Look what came today :biggrin: Thanks Bigtyme, its going to chrome tomorrow


----------



## chamuco61 (Nov 29, 2004)

looking good so far!


----------



## STR8_CLOWN'N (Nov 24, 2002)

who do u have do your chromeing homie


----------



## gangstersparadise1 (Jul 1, 2004)

> _Originally posted by str8clown'n_@Sep 20 2005, 07:19 PM~3853477
> *who do u have do your chromeing homie
> *


This place out here called R&H Plating. I'll be down there tomorrow so i'll get their number for you. I broke my cell so i cant get it off of there. Im not sure of their website but try this...

www.rnhplating.com


----------



## STR8_CLOWN'N (Nov 24, 2002)

how are there prices and do they gold plate to


----------



## alex_low (Jan 16, 2005)

very nice radical show bike men 


keep your good work


----------



## STR8_CLOWN'N (Nov 24, 2002)

i think thats them they do chrome and gold playeing so as soon as i get my stuff frombigtyme i will give them a ring


----------



## gangstersparadise1 (Jul 1, 2004)

> _Originally posted by str8clown'n_@Sep 20 2005, 07:23 PM~3853495
> *how are there prices and do they gold plate to
> *


Prices are good. They do some pretty high end stuff though so its not dirt cheap but you get what you pay for. Yes they do gold, im taking my pump in tomorrow for some gold treatment and since the steering wheel came today, i'll get that chromed while im down there.


----------



## noe_from_texas (Jun 25, 2004)

looks good john, i like it


----------



## Stickz (Aug 2, 2005)

Nice

What pump are u using?


----------



## tRiCk oR tReAt 2 (Aug 7, 2003)

IMPERIAL PLATIN INC. in miami bruh... holla at me for prices.... good quality shit not no cheap fake shit tripple chrome evrything....


----------



## 713WildBill (Oct 22, 2004)

> _Originally posted by gangstersparadise1_@Sep 20 2005, 07:16 PM~3853456
> * Look what came today :biggrin: Thanks Bigtyme, its going to chrome tomorrow
> *


I'm glad you got it before the hurricane John, I hope that your satisfied.

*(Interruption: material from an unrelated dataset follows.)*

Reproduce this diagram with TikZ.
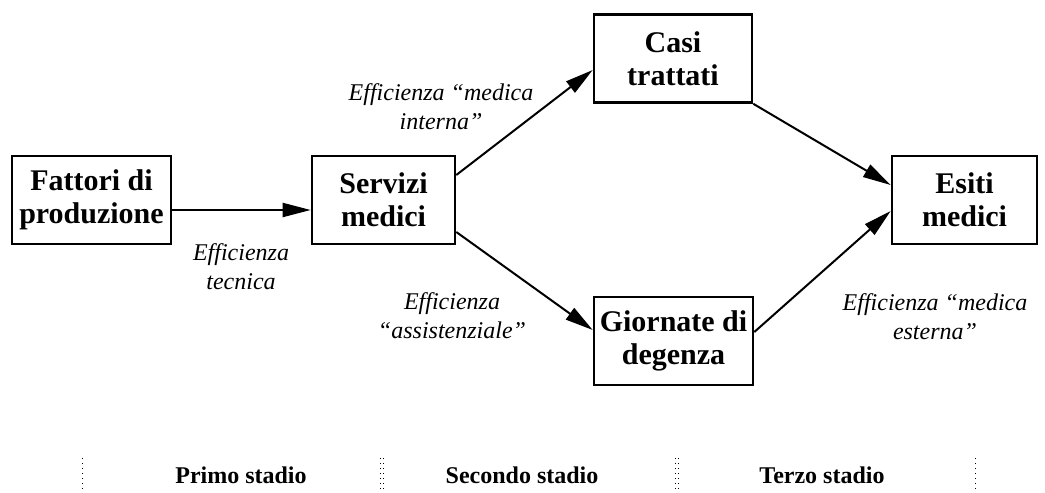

I'm going to be leaving Baytown for at the most a couple of days because the hurricane is going to hit were I live but I'll continue on the UMM.........


----------



## socios b.c. prez (Sep 18, 2003)

:0 That shit looks good. Im working on the other thing.


----------



## Ryan K (Apr 19, 2005)

Very nice man


----------



## STR8_CLOWN'N (Nov 24, 2002)

can not wait till i get my shit done but it is looking good homie


----------



## chulow95 (Oct 21, 2004)

LOOKING GOOD! :thumbsup:


----------



## bad news (Aug 1, 2004)

> _Originally posted by gangstersparadise1_@Sep 20 2005, 05:13 PM~3853429
> *:biggrin:
> 
> Wheels by Socios Bc Prez
> *


 those are 16" rims socios does rims that fucken sick man hey looks nice but maybe the seat is a lil to big and the forks cover the front rim but looks nice hey are you still going to fix the seat pan thing or just like that hey take better pics of the rims and the bike to dark


----------



## gangstersparadise1 (Jul 1, 2004)

Thanks for the compliments guys :thumbsup:

I know the seat looks a little big in the pics but it's not that bad in person. Sorry about the pics being so dark, My camera has a tendancy to flash then take the pic. The pump Im using is called a mini pump. Its on the back fender in the pics. Just look really close.

Thanks again everybody


----------



## wimone (Jun 6, 2002)

ARE YOU GOING TO ENGRAVE ANYTHING?


----------



## gangstersparadise1 (Jul 1, 2004)

> _Originally posted by wimone_@Sep 21 2005, 01:55 PM~3858169
> *ARE YOU GOING TO ENGRAVE ANYTHING?
> *


Ya Im looking now. You wanna do some stuff for me? I saw some pics of your work. I got some stuff coming soon I want engraved.


----------



## wimone (Jun 6, 2002)

LET ME KNOW....... U GONNA BE IN VEGAS????????


----------



## KILLAONEZ111 (Dec 18, 2003)

hey bro is that a 20'' or is it a 16'',, looking good bro


----------



## KILLAONEZ111 (Dec 18, 2003)

> _Originally posted by wimone_@Sep 21 2005, 04:10 PM~3859225
> *LET ME KNOW....... U GONNA BE IN VEGAS????????
> *



hey bro you got some pics maybe i can hit you up for some engraving!!!


----------



## Billy (Jun 9, 2005)

i think it is a 16'


----------



## wimone (Jun 6, 2002)

> _Originally posted by KILLAONEZ111_@Sep 21 2005, 02:36 PM~3859400
> *hey bro you got some pics maybe i can hit you up for some engraving!!!
> *


HERE'S ONE


----------



## gangstersparadise1 (Jul 1, 2004)

> _Originally posted by Billy_@Sep 21 2005, 04:42 PM~3859423
> *i think it is a 16'
> *


Its a 20in frame it just has 16in rims


----------



## gangstersparadise1 (Jul 1, 2004)

> _Originally posted by wimone_@Sep 21 2005, 04:10 PM~3859225
> *LET ME KNOW....... U GONNA BE IN VEGAS????????
> *


Naw i cant make it out to vegas this year. I spent a large susm of money on my bike and dont have anything left over. Just enough to plate a couple parts.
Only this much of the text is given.